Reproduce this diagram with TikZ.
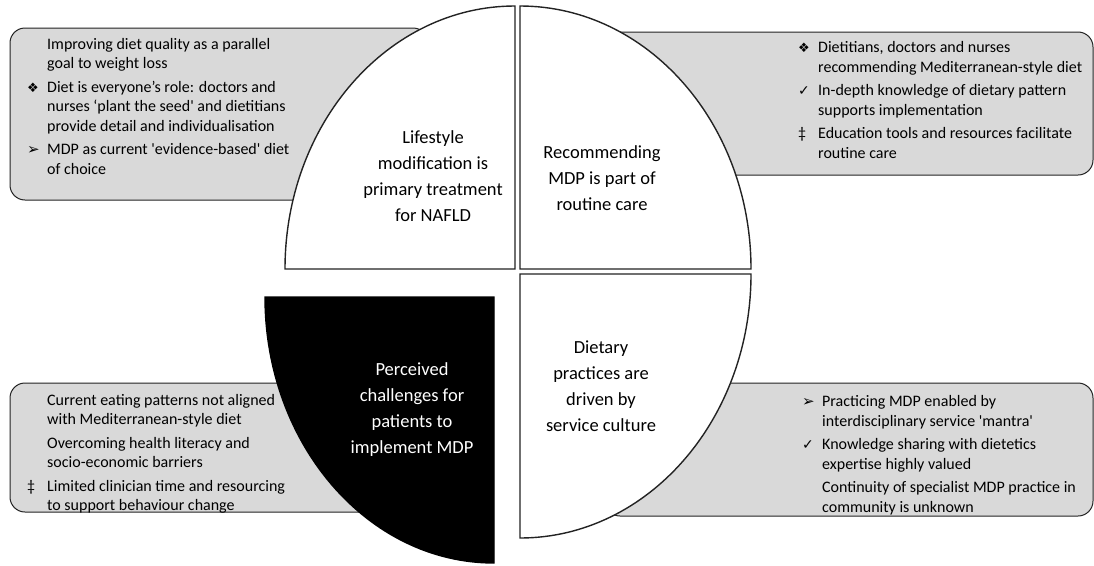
\documentclass[tikz,border=0pt]{standalone}
\usepackage{fontspec}
\setmainfont{Carlito}
\newfontfamily\symf{DejaVu Sans}
\definecolor{boxgray}{RGB}{217,217,217}
\definecolor{edgecol}{RGB}{35,35,35}
\newcommand{\bl}[1]{\makebox[20pt][l]{#1}}
\newcommand{\bdia}{{\symf\fontsize{13}{13}\selectfont ❖}}
\newcommand{\bchk}{{\symf\fontsize{14}{14}\selectfont ✓}}
\newcommand{\barr}{{\symf\fontsize{15}{15}\selectfont ➢}}
\newcommand{\bdag}{‡}
\newcommand{\sq}{\textquotesingle}
\begin{document}
\begin{tikzpicture}[x=1pt,y=1pt,
  gbox/.style={draw=edgecol, fill=boxgray, line width=1pt, rounded corners=15pt},
  quad/.style={draw=edgecol, line width=1.4pt, fill=white},
  quadblack/.style={draw=black, line width=1.4pt, fill=black},
  btext/.style={font=\fontsize{16}{19.5}\selectfont, align=left, anchor=west, inner sep=0pt},
  qtext/.style={font=\fontsize{18.5}{26}\selectfont, align=center, inner sep=0pt}]
\useasboundingbox[fill=white] (0,0) rectangle (1094,-565);
% grey boxes
\path[gbox] (10,-28) rectangle (428,-200);
\path[gbox] (580,-32) rectangle (1093,-175);
\path[gbox] (10,-383) rectangle (420,-512);
\path[gbox] (605,-383) rectangle (1093,-516);
% quadrants
\path[quad] (515,-269) -- (285,-269) arc[start angle=180, end angle=90, x radius=230, y radius=263] -- cycle;
\path[quad] (520,-269) -- (520,-6) arc[start angle=90, end angle=0, x radius=231, y radius=263] -- cycle;
\path[quad] (520,-274) -- (751,-274) arc[start angle=0, end angle=-90, x radius=231, y radius=264] -- cycle;
\path[quadblack] (494,-297) -- (494,-563) arc[start angle=-90, end angle=-180, x radius=229, y radius=266] -- cycle;
% quadrant texts
\node[qtext] (lifestyle) at (433,-176) {Lifestyle\\modification is\\primary treatment\\for NAFLD};
\node[qtext] (routine) at (602,-178) {Recommending\\MDP is part of\\routine care};
\node[qtext] (culture) at (601,-386) {Dietary\\practices are\\driven by\\service culture};
\node[qtext, text=white] (challenges) at (412,-410) {Perceived\\challenges for\\patients to\\implement MDP};
% box texts
\node[btext] (t1) at (27,-106) {\bl{}Improving diet quality as a parallel\\ \bl{}goal to weight loss\\[4pt]
\bl{\bdia}Diet is everyone’s role: doctors and\\ \bl{}nurses ‘plant the seed\sq{} and dietitians\\ \bl{}provide detail and individualisation\\[4pt]
\bl{\barr}MDP as current \sq{}evidence-based\sq{} diet\\ \bl{}of choice};
\node[btext] (t2) at (798,-100) {\bl{\bdia}Dietitians, doctors and nurses\\ \bl{}recommending Mediterranean-style diet\\[4pt]
\bl{\bchk}In-depth knowledge of dietary pattern\\ \bl{}supports implementation\\[4pt]
\bl{\bdag}Education tools and resources facilitate\\ \bl{}routine care};
\node[btext] (t3) at (27,-454) {\bl{}Current eating patterns not aligned\\ \bl{}with Mediterranean-style diet\\[4pt]
\bl{}Overcoming health literacy and\\ \bl{}socio-economic barriers\\[4pt]
\bl{\bdag}Limited clinician time and resourcing\\ \bl{}to support behaviour change};
\node[btext] (t4) at (802,-455) {\bl{\barr}Practicing MDP enabled by\\ \bl{}interdisciplinary service \sq{}mantra\sq{}\\[4pt]
\bl{\bchk}Knowledge sharing with dietetics\\ \bl{}expertise highly valued\\[4pt]
\bl{}Continuity of specialist MDP practice in\\ \bl{}community is unknown};
\end{tikzpicture}
\end{document}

--*--

== What you will do ==
Pick out every line of the listing containing the word "with", and show those lines.

== Final result ==
Reproduce this diagram with TikZ.
\node[btext] (t3) at (27,-454) {\bl{}Current eating patterns not aligned\\ \bl{}with Mediterranean-style diet\\[4pt]
\bl{\bchk}Knowledge sharing with dietetics\\ \bl{}expertise highly valued\\[4pt]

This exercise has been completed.